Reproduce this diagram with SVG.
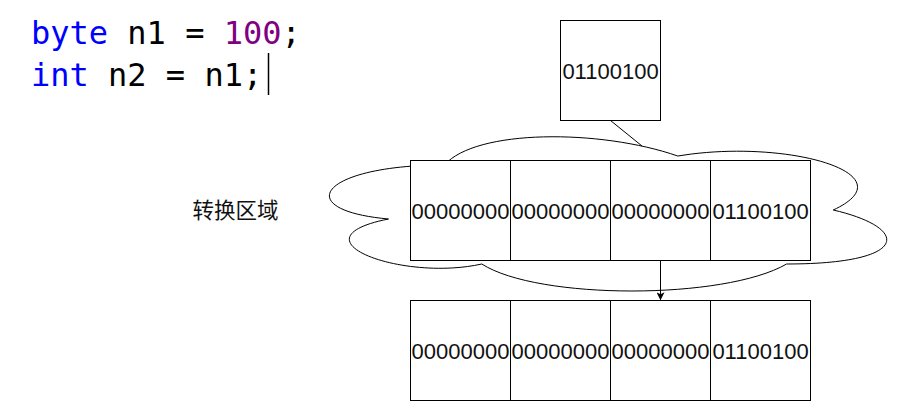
<svg xmlns="http://www.w3.org/2000/svg" width="911" height="401" viewBox="0 0 911 401">
<defs>
<style>
.box{fill:#fff;stroke:#000;stroke-width:1}
.cell{font-family:"Liberation Sans",Arial,sans-serif;font-size:22px;fill:#111;text-anchor:middle}
.code{font-family:"DejaVu Sans Mono","Liberation Mono",monospace;font-size:32px;fill:#000}
.kw{fill:#0000ff}
.num{fill:#800080}
.edge{fill:none;stroke:#000;stroke-width:1}
</style>
<marker id="arr" viewBox="0 0 10 10" refX="9" refY="5" markerWidth="8" markerHeight="8" markerUnits="userSpaceOnUse" orient="auto">
<path d="M0,0 L10,5 L0,10 L2.5,5 Z" fill="#000"/>
</marker>
</defs>

<g id="code">
<text class="code" x="31" y="44"><tspan class="kw">byte</tspan> n1 = <tspan class="num">100</tspan>;</text>
<text class="code" x="31" y="86"><tspan class="kw">int</tspan> n2 = n1;</text>
<line x1="268.5" y1="53" x2="268.5" y2="95" stroke="#000" stroke-width="1.5"/>
</g>

<g id="label">
<text x="235.5" y="218" font-family="'Noto Sans CJK SC','Noto Sans',sans-serif" font-size="21.5" fill="#111" text-anchor="middle">转换区域</text>
</g>

<g id="cloud">
<path class="box" d="M444.5,165 C320.1,165 289,210 388.5,219 C289,238.8 401,282 481.8,264 C537.8,300 724.4,300 786.6,264 C911,264 911,228 833.25,210 C911,174 786.6,138 677.75,156 C600,129 475.6,129 444.5,165 Z"/>
</g>

<g id="connectors">
<line class="edge" x1="610.5" y1="120.5" x2="642" y2="146"/>
<line class="edge" x1="660.5" y1="260.5" x2="660.5" y2="299.5" marker-end="url(#arr)"/>
</g>

<g id="source">
<rect class="box" x="560.5" y="20.5" width="100" height="100"/>
<text class="cell" x="610.5" y="78.5">01100100</text>
</g>

<g id="converted">
<rect class="box" x="410.5" y="160.5" width="100" height="100"/>
<rect class="box" x="510.5" y="160.5" width="100" height="100"/>
<rect class="box" x="610.5" y="160.5" width="100" height="100"/>
<rect class="box" x="710.5" y="160.5" width="100" height="100"/>
<text class="cell" x="460.5" y="218.5">00000000</text>
<text class="cell" x="560.5" y="218.5">00000000</text>
<text class="cell" x="660.5" y="218.5">00000000</text>
<text class="cell" x="760.5" y="218.5">01100100</text>
</g>

<g id="result">
<rect class="box" x="410.5" y="300.5" width="100" height="100"/>
<rect class="box" x="510.5" y="300.5" width="100" height="100"/>
<rect class="box" x="610.5" y="300.5" width="100" height="100"/>
<rect class="box" x="710.5" y="300.5" width="100" height="100"/>
<text class="cell" x="460.5" y="358.5">00000000</text>
<text class="cell" x="560.5" y="358.5">00000000</text>
<text class="cell" x="660.5" y="358.5">00000000</text>
<text class="cell" x="760.5" y="358.5">01100100</text>
</g>
</svg>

__EXERCISE__. Reproduce every line above as written, skipping pictures.

__RESULT OF THE TASK__.
Reproduce this diagram with SVG.
<svg xmlns="http://www.w3.org/2000/svg" width="911" height="401" viewBox="0 0 911 401">
<defs>
<style>
.box{fill:#fff;stroke:#000;stroke-width:1}
.cell{font-family:"Liberation Sans",Arial,sans-serif;font-size:22px;fill:#111;text-anchor:middle}
.code{font-family:"DejaVu Sans Mono","Liberation Mono",monospace;font-size:32px;fill:#000}
.kw{fill:#0000ff}
.num{fill:#800080}
.edge{fill:none;stroke:#000;stroke-width:1}
</style>
<marker id="arr" viewBox="0 0 10 10" refX="9" refY="5" markerWidth="8" markerHeight="8" markerUnits="userSpaceOnUse" orient="auto">
<path d="M0,0 L10,5 L0,10 L2.5,5 Z" fill="#000"/>
</marker>
</defs>

<g id="code">
<text class="code" x="31" y="44"><tspan class="kw">byte</tspan> n1 = <tspan class="num">100</tspan>;</text>
<text class="code" x="31" y="86"><tspan class="kw">int</tspan> n2 = n1;</text>
<line x1="268.5" y1="53" x2="268.5" y2="95" stroke="#000" stroke-width="1.5"/>
</g>

<g id="label">
<text x="235.5" y="218" font-family="'Noto Sans CJK SC','Noto Sans',sans-serif" font-size="21.5" fill="#111" text-anchor="middle">转换区域</text>
</g>

<g id="cloud">
<path class="box" d="M444.5,165 C320.1,165 289,210 388.5,219 C289,238.8 401,282 481.8,264 C537.8,300 724.4,300 786.6,264 C911,264 911,228 833.25,210 C911,174 786.6,138 677.75,156 C600,129 475.6,129 444.5,165 Z"/>
</g>

<g id="connectors">
<line class="edge" x1="610.5" y1="120.5" x2="642" y2="146"/>
<line class="edge" x1="660.5" y1="260.5" x2="660.5" y2="299.5" marker-end="url(#arr)"/>
</g>

<g id="source">
<rect class="box" x="560.5" y="20.5" width="100" height="100"/>
<text class="cell" x="610.5" y="78.5">01100100</text>
</g>

<g id="converted">
<rect class="box" x="410.5" y="160.5" width="100" height="100"/>
<rect class="box" x="510.5" y="160.5" width="100" height="100"/>
<rect class="box" x="610.5" y="160.5" width="100" height="100"/>
<rect class="box" x="710.5" y="160.5" width="100" height="100"/>
<text class="cell" x="460.5" y="218.5">00000000</text>
<text class="cell" x="560.5" y="218.5">00000000</text>
<text class="cell" x="660.5" y="218.5">00000000</text>
<text class="cell" x="760.5" y="218.5">01100100</text>
</g>

<g id="result">
<rect class="box" x="410.5" y="300.5" width="100" height="100"/>
<rect class="box" x="510.5" y="300.5" width="100" height="100"/>
<rect class="box" x="610.5" y="300.5" width="100" height="100"/>
<rect class="box" x="710.5" y="300.5" width="100" height="100"/>
<text class="cell" x="460.5" y="358.5">00000000</text>
<text class="cell" x="560.5" y="358.5">00000000</text>
<text class="cell" x="660.5" y="358.5">00000000</text>
<text class="cell" x="760.5" y="358.5">01100100</text>
</g>
</svg>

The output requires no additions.